French Ambassador to Romania
- In office 1936–1940
- Preceded by: André d'Ormesson
- Succeeded by: Jacques Truelle

Personal details
- Born: Adrien Joseph Marie Hilaire Thierry 4 January 1885 Marseille, Bouches-du-Rhône
- Died: 26 January 1961 (aged 76) Neuilly-sur-Seine, Île-de-France
- Spouse: Nadine de Rothschild ​ ​(m. 1919; died 1959)​
- Children: 3
- Parent: Joseph Thierry (father);
- Education: École des sciences politiques

= Adrien Thierry =

French lawyer and diplomat

Adrien Joseph Marie Hilaire Thierry (4 January 1885 – 26 January 1961) was a French lawyer and diplomat.

==Early life==
Thierry was born on 4 January 1885 in Marseille, Bouches-du-Rhône in the Provence-Alpes-Côte d'Azur of France. He was a son of Joseph Thierry (1857–1918), a diplomat who served as Minister of Public Works, then Minister of Finance.

His paternal grandparents were Catherine ( Berbach) Thierry and Joseph Marie Philippe Thierry, who was the last French mayor of Haguenau before the Franco-Prussian War of 1870, after which Haguenau was ceded to the German Empire and his family was expelled by the Germans, taking refuge in Marseille.

==Career==
After he graduated with a law degree from the École des sciences politiques, he began his career as diplomat with the French Ministry for Foreign Affairs. He first served as embassy attaché in the minister's office in June 1910 before transferring to the French Embassy at London in March 1911. By the time of his 1919 wedding, he was counselor of the Embassy there, eventually spending a total of years seventeen years with the London Embassy and was said to have developed a "genuine fondness for Britain".

From until 1938, he served as the French Envoy to Greece. From 1936 to 1940, he served as the French Ambassador to Romania in Bucharest, succeeding André d'Ormesson.

In June 1940, he was among a caravan of automobiles fleeing to Spain, which included Empress Zita, her brother Prince Francisco and sister Princess Isabel, Charlotte, Grand Duchess of Luxembourg (who was married to the Empress's brother, Prince Felix), Elisabeth, Philippine and Eugène von Rothschild, and the Polish pianist Stanislas Niedzielski.

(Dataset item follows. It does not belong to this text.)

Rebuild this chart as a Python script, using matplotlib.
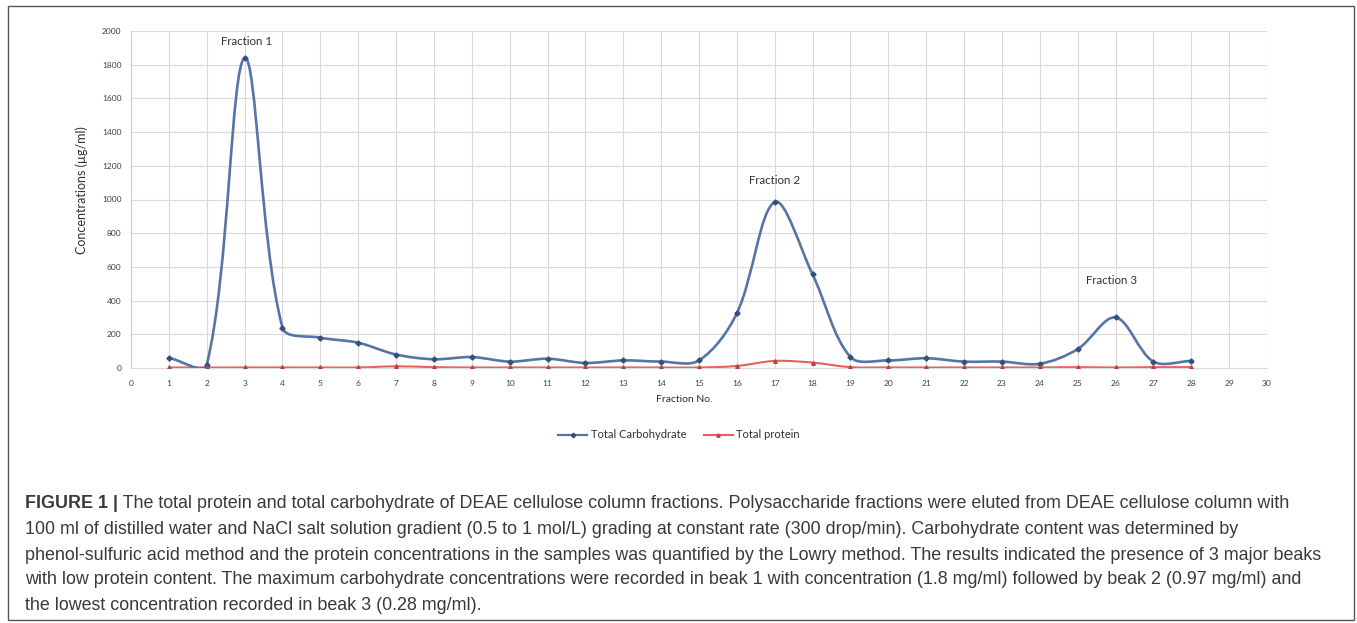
import numpy as np
import matplotlib
matplotlib.use("Agg")
import matplotlib.pyplot as plt
from matplotlib.path import Path
from matplotlib.patches import PathPatch, Rectangle
from matplotlib.lines import Line2D

# ---------------- data ----------------
fractions = list(range(1, 29))
carbohydrate = [60, 20, 1840, 240, 180, 150, 80, 52, 65, 38, 55, 30, 45, 38,
                45, 325, 985, 555, 65, 45, 58, 38, 38, 25, 112, 300, 38, 42]
protein = [3, 3, 3, 3, 3, 3, 10, 5, 3, 3, 3, 3, 3, 3,
           3, 12, 42, 32, 5, 3, 3, 3, 3, 3, 5, 3, 5, 5]
x_ticks = list(range(0, 31))
y_ticks = list(range(0, 2001, 200))
peak_labels = ["Fraction 1", "Fraction 2", "Fraction 3"]
peak_x = [3.05, 17, 25.9]
peak_label_y = [1935, 1110, 520]
series_names = ["Total Carbohydrate", "Total protein"]

caption_bold = "FIGURE 1 |"
caption_lines = [
    "The total protein and total carbohydrate of DEAE cellulose column fractions. Polysaccharide fractions were eluted from DEAE cellulose column with",
    "100 ml of distilled water and NaCl salt solution gradient (0.5 to 1 mol/L) grading at constant rate (300 drop/min). Carbohydrate content was determined by",
    "phenol-sulfuric acid method and the protein concentrations in the samples was quantified by the Lowry method. The results indicated the presence of 3 major beaks",
    "with low protein content. The maximum carbohydrate concentrations were recorded in beak 1 with concentration (1.8 mg/ml) followed by beak 2 (0.97 mg/ml) and",
    "the lowest concentration recorded in beak 3 (0.28 mg/ml).",
]

BLUE = "#5675a6"
BLUE_MK = "#34507c"
RED = "#e8605a"
RED_MK = "#b8433e"
CHART_FONT = "Lato"

W, H = 1357, 623
fig = plt.figure(figsize=(W / 100, H / 100), dpi=100)
fig.patch.set_facecolor("white")

ax = fig.add_axes([131 / W, 1 - 368 / H, (1267 - 131) / W, (368 - 31) / H])
ax.set_xlim(0, 30)
ax.set_ylim(0, 2000)


def smooth_path(xs, ys):
    """Excel-like smoothed line: Bezier segments with tangents weighted by
    neighbouring segment lengths measured on screen."""
    pts = ax.transData.transform(np.column_stack([xs, ys]).astype(float))
    n = len(pts)
    d = np.hypot(*np.diff(pts, axis=0).T)
    out_c, in_c = [], []
    for i in range(n):
        pm = pts[max(i - 1, 0)]
        pp = pts[min(i + 1, n - 1)]
        t = pp - pm
        dm = d[i - 1] if i > 0 else 0.0
        dp = d[i] if i < n - 1 else 0.0
        s = dm + dp if (dm + dp) > 0 else 1.0
        out_c.append(pts[i] + t * (dp / s) / 3.0)
        in_c.append(pts[i] - t * (dm / s) / 3.0)
    verts = [pts[0]]
    codes = [Path.MOVETO]
    for i in range(n - 1):
        verts += [out_c[i], in_c[i + 1], pts[i + 1]]
        codes += [Path.CURVE4] * 3
    verts = ax.transData.inverted().transform(np.array(verts))
    return Path(verts, codes)


ax.add_patch(PathPatch(smooth_path(fractions, carbohydrate), fill=False,
                       edgecolor=BLUE, lw=1.9, zorder=3, capstyle="round"))
ax.add_patch(PathPatch(smooth_path(fractions, protein), fill=False,
                       edgecolor=RED, lw=1.5, zorder=2))
ax.plot(fractions, carbohydrate, ls="none", marker="D", ms=2.6, color=BLUE_MK, zorder=4)
ax.plot(fractions, protein, ls="none", marker="^", ms=2.6, color=RED_MK, zorder=4)

ax.set_xticks(x_ticks)
ax.set_yticks(y_ticks)
ax.tick_params(axis="both", length=0, labelsize=6, colors="#404040")
ax.tick_params(axis="x", pad=9)
ax.tick_params(axis="y", pad=7)
for lbl in ax.get_xticklabels() + ax.get_yticklabels():
    lbl.set_family(CHART_FONT)
ax.grid(True, color="#dadada", lw=0.8)
ax.set_axisbelow(True)
for s in ["top", "right"]:
    ax.spines[s].set_visible(False)
ax.spines["left"].set_color("#cfcfcf")
ax.spines["bottom"].set_color("#dadada")

for lab, px_, py_ in zip(peak_labels, peak_x, peak_label_y):
    ax.text(px_, py_, lab, ha="center", va="center", fontsize=8.3, color="#303030",
            family=CHART_FONT)

fig.text(684 / W, 1 - 400 / H, "Fraction No.", ha="center", va="center",
         fontsize=7.5, color="#303030", family=CHART_FONT)
fig.text(82 / W, 1 - 190 / H, "Concentrations (\u00b5g/ml)", ha="center", va="center",
         rotation=90, fontsize=9, color="#303030", family=CHART_FONT)

handles = [Line2D([], [], color=BLUE, lw=1.6, marker="D", ms=2.3, mfc=BLUE_MK, mec=BLUE_MK),
           Line2D([], [], color=RED, lw=1.5, marker="^", ms=2.3, mfc=RED_MK, mec=RED_MK)]
fig.legend(handles, series_names, loc="center", bbox_to_anchor=(679 / W, 1 - 435 / H),
           ncol=2, frameon=False, prop={"family": CHART_FONT, "size": 8},
           handlelength=2.6, columnspacing=1.6, handletextpad=0.3, labelcolor="#303030")

# outer frame
fig.patches.append(Rectangle((8 / W, 1 - 620 / H), (1354 - 8) / W, (620 - 6) / H,
                             transform=fig.transFigure, fill=False,
                             edgecolor="#555555", lw=1.0))

# caption
cap_color = "#3a3a3a"
cap_font = "Liberation Sans"
cap_size = 12.9
line_y = [503, 530, 555, 580, 606]
t0 = fig.text(25 / W, 1 - line_y[0] / H, caption_bold, ha="left", va="center",
              fontsize=cap_size, fontweight="bold", color=cap_color, family=cap_font)
ax.annotate(" " + caption_lines[0], xy=(1, 0.5), xycoords=t0, ha="left", va="center",
            fontsize=cap_size, color=cap_color, family=cap_font, annotation_clip=False)
for ln, yy in zip(caption_lines[1:], line_y[1:]):
    fig.text(25 / W, 1 - yy / H, ln, ha="left", va="center", fontsize=cap_size,
             color=cap_color, family=cap_font)

fig.savefig("out.png", dpi=100, facecolor="white")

He later served on the Central Commission for Navigation on the Rhine until his death in 1961, after which he was succeeded by Jacques Fouques-Duparc.

==Personal life==
On 7 August 1919, Thierry was married to Baroness Nadine Charlotte Thérèse Jeanne Mathilde de Rothschild (1898–1958), the only daughter of Baron Henri de Rothschild. She continued her father's philanthropic works with the French Hospital, and, upon his 1947 death, inherited a number of his paintings, including by Jean Siméon Chardin. Her younger brother, Philippe de Rothschild, was the father of Philippine de Rothschild, who inherited the family's French winery Château Mouton Rothschild. Together, they were the parents of three children, including:

- Jacques Thierry (1921–2015), who became president of the Banque Lambert in 1975; he married Jacqueline-Lucie Réville in 1946.

His wife Nadine died at Villa Sansovino, her home in Cannes, on 22 October 1958. La Sansovino, as it is sometimes referred to, had previously been the residence of Lord Derby, the British Ambassador to France, and was later owned by Prince Charles, Count of Flanders. Thierry died in Neuilly-sur-Seine on 26 January 1961, and was buried alongside his wife at Cimetière du Grand Jas in Cannes.